◆ Material provided ◆
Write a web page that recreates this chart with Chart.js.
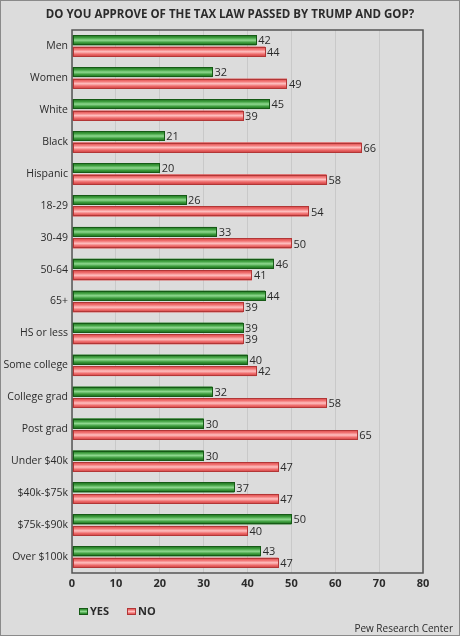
<!DOCTYPE html>
<html>
<head>
<meta charset="utf-8">
<script src="https://cdn.jsdelivr.net/npm/chart.js@4/dist/chart.umd.min.js"></script>
<style>
  html, body { margin: 0; padding: 0; background: #dcdcdc; }
  #wrap { width: 460px; height: 636px; position: relative; }
</style>
</head>
<body>
<div id="wrap"><canvas id="taxChart" width="460" height="636"></canvas></div>
<script>
const groups = ['Men', 'Women', 'White', 'Black', 'Hispanic', '18-29', '30-49', '50-64', '65+',
  'HS or less', 'Some college', 'College grad', 'Post grad', 'Under $40k', '$40k-$75k', '$75k-$90k', 'Over $100k'];
const yesValues = [42, 32, 45, 21, 20, 26, 33, 46, 44, 39, 40, 32, 30, 30, 37, 50, 43];
const noValues = [44, 49, 39, 66, 58, 54, 50, 41, 39, 39, 42, 58, 65, 47, 47, 40, 47];
const xTicks = [0, 10, 20, 30, 40, 50, 60, 70, 80];
const heading = 'DO YOU APPROVE OF THE TAX LAW PASSED BY TRUMP AND GOP?';
const source = 'Pew Research Center';

const FONT = "'Open Sans', sans-serif";
const TEXT = '#2b2b2b';

// shiny striped look on each bar
const stripes = {
  0: ['#1f6f1f', '#3f9f3f', '#8fd88f', '#3a9a3a', '#1a661a'],
  1: ['#d84848', '#f07070', '#ffc0c0', '#ee6a6a', '#cc4040']
};
const edges = { 0: '#165a16', 1: '#b23636' };

function shinyRect(c, di, left, top, w, h) {
  const g = c.createLinearGradient(0, top, 0, top + h);
  const cols = stripes[di];
  cols.forEach((col, k) => g.addColorStop(k / (cols.length - 1), col));
  c.fillStyle = g;
  c.fillRect(left, top, w, h);
  c.strokeStyle = edges[di];
  c.lineWidth = 1;
  c.strokeRect(Math.round(left) + 0.5, Math.round(top) + 0.5, Math.round(w) - 1, Math.round(h) - 1);
}

const framePlugin = {
  id: 'frame',
  beforeDraw(chart) {
    const c = chart.ctx;
    c.save();
    c.fillStyle = '#dcdcdc';
    c.fillRect(0, 0, chart.width, chart.height);
    c.strokeStyle = '#8a8a8a';
    c.lineWidth = 1;
    c.strokeRect(0.5, 0.5, chart.width - 1, chart.height - 1);
    // heading centred on the whole picture
    c.fillStyle = TEXT;
    c.font = 'bold 11.5px ' + FONT;
    c.textAlign = 'center';
    c.textBaseline = 'middle';
    c.fillText(heading, chart.width / 2, 15);
    c.restore();
  },
  afterDatasetsDraw(chart) {
    const c = chart.ctx;
    c.save();
    chart.data.datasets.forEach((ds, di) => {
      const meta = chart.getDatasetMeta(di);
      meta.data.forEach((el, i) => {
        const top = el.y - el.height / 2;
        const left = Math.min(el.x, el.base);
        shinyRect(c, di, left, top, Math.abs(el.x - el.base), el.height);
        c.fillStyle = TEXT;
        c.font = '11px ' + FONT;
        c.textAlign = 'left';
        c.textBaseline = 'middle';
        c.fillText(ds.data[i], el.x + 2, el.y + 1);
      });
    });
    const a = chart.chartArea;
    c.strokeStyle = '#555';
    c.lineWidth = 1.5;
    c.strokeRect(a.left, a.top, a.right - a.left, a.bottom - a.top);

    // legend under the axis
    let lx = a.left + 7;
    const ly = a.bottom + 38;
    c.font = 'bold 11px ' + FONT;
    c.textAlign = 'left';
    c.textBaseline = 'middle';
    chart.data.datasets.forEach((ds, di) => {
      shinyRect(c, di, lx, ly - 3, 9, 7);
      c.fillStyle = TEXT;
      c.fillText(ds.label, lx + 11, ly + 1);
      lx += 48;
    });

    // source note
    c.font = '10px ' + FONT;
    c.textAlign = 'right';
    c.fillStyle = TEXT;
    c.fillText(source, chart.width - 7, chart.height - 7);
    c.restore();
  }
};

new Chart('taxChart', {
  type: 'bar',
  data: {
    labels: groups,
    datasets: [{
      label: 'YES',
      data: yesValues,
      backgroundColor: '#2f8a2f',
      borderWidth: 0,
      categoryPercentage: 0.72,
      barPercentage: 0.86
    }, {
      label: 'NO',
      data: noValues,
      backgroundColor: '#e86060',
      borderWidth: 0,
      categoryPercentage: 0.72,
      barPercentage: 0.86
    }]
  },
  options: {
    indexAxis: 'y',
    responsive: false,
    animation: false,
    layout: { padding: { left: 4, right: 37, top: 30, bottom: 41 } },
    scales: {
      x: {
        min: 0,
        max: 80,
        afterBuildTicks(scale) { scale.ticks = xTicks.map(v => ({ value: v })); },
        grid: { color: '#c9c9c9', drawTicks: false },
        border: { display: false },
        ticks: { color: TEXT, font: { family: FONT, size: 11, weight: 'bold' }, padding: 4 },
        afterFit(scale) { scale.height = 22; }
      },
      y: {
        grid: { display: false, drawTicks: false },
        border: { display: false },
        ticks: { color: TEXT, font: { family: FONT, size: 10.5 }, padding: 4, autoSkip: false },
        afterFit(scale) { scale.width = 68; }
      }
    },
    plugins: {
      title: { display: false },
      legend: { display: false },
      tooltip: { enabled: false }
    }
  },
  plugins: [framePlugin]
});
</script>
</body>
</html>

◆ What the exercise asks ◆
Give the data again exactly as written, with all pictures left out.

◆ Reply ◆
Write a web page that recreates this chart with Chart.js.
<!DOCTYPE html>
<html>
<head>
<meta charset="utf-8">
<script src="https://cdn.jsdelivr.net/npm/chart.js@4/dist/chart.umd.min.js"></script>
<style>
  html, body { margin: 0; padding: 0; background: #dcdcdc; }
  #wrap { width: 460px; height: 636px; position: relative; }
</style>
</head>
<body>
<div id="wrap"><canvas id="taxChart" width="460" height="636"></canvas></div>
<script>
const groups = ['Men', 'Women', 'White', 'Black', 'Hispanic', '18-29', '30-49', '50-64', '65+',
  'HS or less', 'Some college', 'College grad', 'Post grad', 'Under $40k', '$40k-$75k', '$75k-$90k', 'Over $100k'];
const yesValues = [42, 32, 45, 21, 20, 26, 33, 46, 44, 39, 40, 32, 30, 30, 37, 50, 43];
const noValues = [44, 49, 39, 66, 58, 54, 50, 41, 39, 39, 42, 58, 65, 47, 47, 40, 47];
const xTicks = [0, 10, 20, 30, 40, 50, 60, 70, 80];
const heading = 'DO YOU APPROVE OF THE TAX LAW PASSED BY TRUMP AND GOP?';
const source = 'Pew Research Center';

const FONT = "'Open Sans', sans-serif";
const TEXT = '#2b2b2b';

// shiny striped look on each bar
const stripes = {
  0: ['#1f6f1f', '#3f9f3f', '#8fd88f', '#3a9a3a', '#1a661a'],
  1: ['#d84848', '#f07070', '#ffc0c0', '#ee6a6a', '#cc4040']
};
const edges = { 0: '#165a16', 1: '#b23636' };

function shinyRect(c, di, left, top, w, h) {
  const g = c.createLinearGradient(0, top, 0, top + h);
  const cols = stripes[di];
  cols.forEach((col, k) => g.addColorStop(k / (cols.length - 1), col));
  c.fillStyle = g;
  c.fillRect(left, top, w, h);
  c.strokeStyle = edges[di];
  c.lineWidth = 1;
  c.strokeRect(Math.round(left) + 0.5, Math.round(top) + 0.5, Math.round(w) - 1, Math.round(h) - 1);
}

const framePlugin = {
  id: 'frame',
  beforeDraw(chart) {
    const c = chart.ctx;
    c.save();
    c.fillStyle = '#dcdcdc';
    c.fillRect(0, 0, chart.width, chart.height);
    c.strokeStyle = '#8a8a8a';
    c.lineWidth = 1;
    c.strokeRect(0.5, 0.5, chart.width - 1, chart.height - 1);
    // heading centred on the whole picture
    c.fillStyle = TEXT;
    c.font = 'bold 11.5px ' + FONT;
    c.textAlign = 'center';
    c.textBaseline = 'middle';
    c.fillText(heading, chart.width / 2, 15);
    c.restore();
  },
  afterDatasetsDraw(chart) {
    const c = chart.ctx;
    c.save();
    chart.data.datasets.forEach((ds, di) => {
      const meta = chart.getDatasetMeta(di);
      meta.data.forEach((el, i) => {
        const top = el.y - el.height / 2;
        const left = Math.min(el.x, el.base);
        shinyRect(c, di, left, top, Math.abs(el.x - el.base), el.height);
        c.fillStyle = TEXT;
        c.font = '11px ' + FONT;
        c.textAlign = 'left';
        c.textBaseline = 'middle';
        c.fillText(ds.data[i], el.x + 2, el.y + 1);
      });
    });
    const a = chart.chartArea;
    c.strokeStyle = '#555';
    c.lineWidth = 1.5;
    c.strokeRect(a.left, a.top, a.right - a.left, a.bottom - a.top);

    // legend under the axis
    let lx = a.left + 7;
    const ly = a.bottom + 38;
    c.font = 'bold 11px ' + FONT;
    c.textAlign = 'left';
    c.textBaseline = 'middle';
    chart.data.datasets.forEach((ds, di) => {
      shinyRect(c, di, lx, ly - 3, 9, 7);
      c.fillStyle = TEXT;
      c.fillText(ds.label, lx + 11, ly + 1);
      lx += 48;
    });

    // source note
    c.font = '10px ' + FONT;
    c.textAlign = 'right';
    c.fillStyle = TEXT;
    c.fillText(source, chart.width - 7, chart.height - 7);
    c.restore();
  }
};

new Chart('taxChart', {
  type: 'bar',
  data: {
    labels: groups,
    datasets: [{
      label: 'YES',
      data: yesValues,
      backgroundColor: '#2f8a2f',
      borderWidth: 0,
      categoryPercentage: 0.72,
      barPercentage: 0.86
    }, {
      label: 'NO',
      data: noValues,
      backgroundColor: '#e86060',
      borderWidth: 0,
      categoryPercentage: 0.72,
      barPercentage: 0.86
    }]
  },
  options: {
    indexAxis: 'y',
    responsive: false,
    animation: false,
    layout: { padding: { left: 4, right: 37, top: 30, bottom: 41 } },
    scales: {
      x: {
        min: 0,
        max: 80,
        afterBuildTicks(scale) { scale.ticks = xTicks.map(v => ({ value: v })); },
        grid: { color: '#c9c9c9', drawTicks: false },
        border: { display: false },
        ticks: { color: TEXT, font: { family: FONT, size: 11, weight: 'bold' }, padding: 4 },
        afterFit(scale) { scale.height = 22; }
      },
      y: {
        grid: { display: false, drawTicks: false },
        border: { display: false },
        ticks: { color: TEXT, font: { family: FONT, size: 10.5 }, padding: 4, autoSkip: false },
        afterFit(scale) { scale.width = 68; }
      }
    },
    plugins: {
      title: { display: false },
      legend: { display: false },
      tooltip: { enabled: false }
    }
  },
  plugins: [framePlugin]
});
</script>
</body>
</html>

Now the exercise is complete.